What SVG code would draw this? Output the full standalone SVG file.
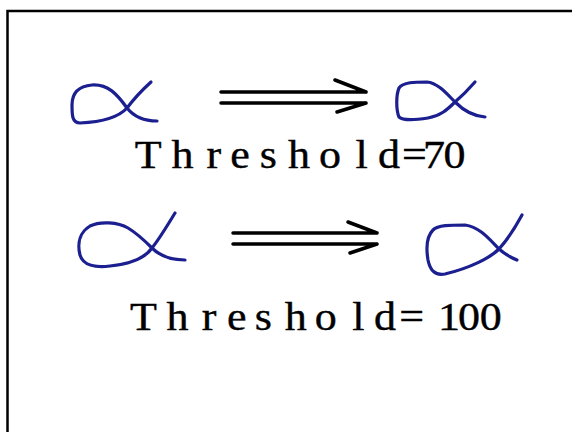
<svg xmlns="http://www.w3.org/2000/svg" width="572" height="432" viewBox="0 0 572 432">
<style>
.alpha{fill:none;stroke:#1b1f8f;stroke-width:3.2;stroke-linecap:round;stroke-linejoin:round}
.arr{fill:none;stroke:#000;stroke-width:3.5;stroke-linecap:round}
.lbl{font-family:"Liberation Serif","Times New Roman",serif;font-size:40px;fill:#000;stroke:#000;stroke-width:0.4;text-anchor:middle}
.frame{fill:none;stroke:#000;stroke-width:2.5}
</style>
<rect width="572" height="432" fill="#fff"/>
<path class="frame" d="M7.5,432 V11 H572"/>
<g id="alpha1">
<path class="alpha" d="M151,82 C140,92 133,100 127,108 C118,118 100,122 80,123 C72,123 72,115 72,105 C72,92 80,86 92,85 C108,84 117,94 127,108 C135,118 146,121 157,121"/>
</g>
<g id="alpha2">
<path class="alpha" d="M475,82 C468,90 462,96 455,102 C447,110 440,116 428,118 C415,120 403,121 399,117 C396,110 396,95 399,88 C403,82 415,82 427,82 C438,83 447,94 455,102 C463,110 472,116 485,117"/>
</g>
<g id="alpha3">
<path class="alpha" d="M175,213 C167,226 160,238 152,248 C145,258 130,264 110,266 C95,268 83,265 80,255 C77,243 80,232 90,226 C100,221 118,222 128,228 C138,234 146,242 152,248 C160,256 170,260 185,260"/>
</g>
<g id="alpha4">
<path class="alpha" d="M522,215 C515,228 507,240 499,249 C490,258 470,268 445,274 C435,276 430,270 428,260 C426,248 427,236 433,230 C438,225 450,225 465,225 C480,227 490,240 499,249 C506,255 512,258 517,260"/>
</g>
<g id="connectors">
<path class="arr" d="M221,92 H365 M221,103 H365 M335,80 L366,92 M337,112 L366,103"/>
<path class="arr" d="M233,233 H377 M233,244 H377 M348,222 L377,233 M350,253 L377,244"/>
</g>
<g id="label1">
<text class="lbl" transform="scale(1.1,1)" y="168" x="134.8 165.9 194.5 218.2 243.9 271.8 300 328.8 353.6 376.8 394.6 413.2">Threshold=70</text>
</g>
<g id="label2">
<text class="lbl" transform="scale(1.1,1)" y="330" x="130.3 161.4 190 215.2 239.4 268.9 296.2 325.7 350 374.3 390.9 408.2 426.4 446.2">Threshold= 100</text>
</g>
</svg>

Exercise brief:
Give every line above again exactly, with no pictures.

Finished exercise:
What SVG code would draw this? Output the full standalone SVG file.
<svg xmlns="http://www.w3.org/2000/svg" width="572" height="432" viewBox="0 0 572 432">
<style>
.alpha{fill:none;stroke:#1b1f8f;stroke-width:3.2;stroke-linecap:round;stroke-linejoin:round}
.arr{fill:none;stroke:#000;stroke-width:3.5;stroke-linecap:round}
.lbl{font-family:"Liberation Serif","Times New Roman",serif;font-size:40px;fill:#000;stroke:#000;stroke-width:0.4;text-anchor:middle}
.frame{fill:none;stroke:#000;stroke-width:2.5}
</style>
<rect width="572" height="432" fill="#fff"/>
<path class="frame" d="M7.5,432 V11 H572"/>
<g id="alpha1">
<path class="alpha" d="M151,82 C140,92 133,100 127,108 C118,118 100,122 80,123 C72,123 72,115 72,105 C72,92 80,86 92,85 C108,84 117,94 127,108 C135,118 146,121 157,121"/>
</g>
<g id="alpha2">
<path class="alpha" d="M475,82 C468,90 462,96 455,102 C447,110 440,116 428,118 C415,120 403,121 399,117 C396,110 396,95 399,88 C403,82 415,82 427,82 C438,83 447,94 455,102 C463,110 472,116 485,117"/>
</g>
<g id="alpha3">
<path class="alpha" d="M175,213 C167,226 160,238 152,248 C145,258 130,264 110,266 C95,268 83,265 80,255 C77,243 80,232 90,226 C100,221 118,222 128,228 C138,234 146,242 152,248 C160,256 170,260 185,260"/>
</g>
<g id="alpha4">
<path class="alpha" d="M522,215 C515,228 507,240 499,249 C490,258 470,268 445,274 C435,276 430,270 428,260 C426,248 427,236 433,230 C438,225 450,225 465,225 C480,227 490,240 499,249 C506,255 512,258 517,260"/>
</g>
<g id="connectors">
<path class="arr" d="M221,92 H365 M221,103 H365 M335,80 L366,92 M337,112 L366,103"/>
<path class="arr" d="M233,233 H377 M233,244 H377 M348,222 L377,233 M350,253 L377,244"/>
</g>
<g id="label1">
<text class="lbl" transform="scale(1.1,1)" y="168" x="134.8 165.9 194.5 218.2 243.9 271.8 300 328.8 353.6 376.8 394.6 413.2">Threshold=70</text>
</g>
<g id="label2">
<text class="lbl" transform="scale(1.1,1)" y="330" x="130.3 161.4 190 215.2 239.4 268.9 296.2 325.7 350 374.3 390.9 408.2 426.4 446.2">Threshold= 100</text>
</g>
</svg>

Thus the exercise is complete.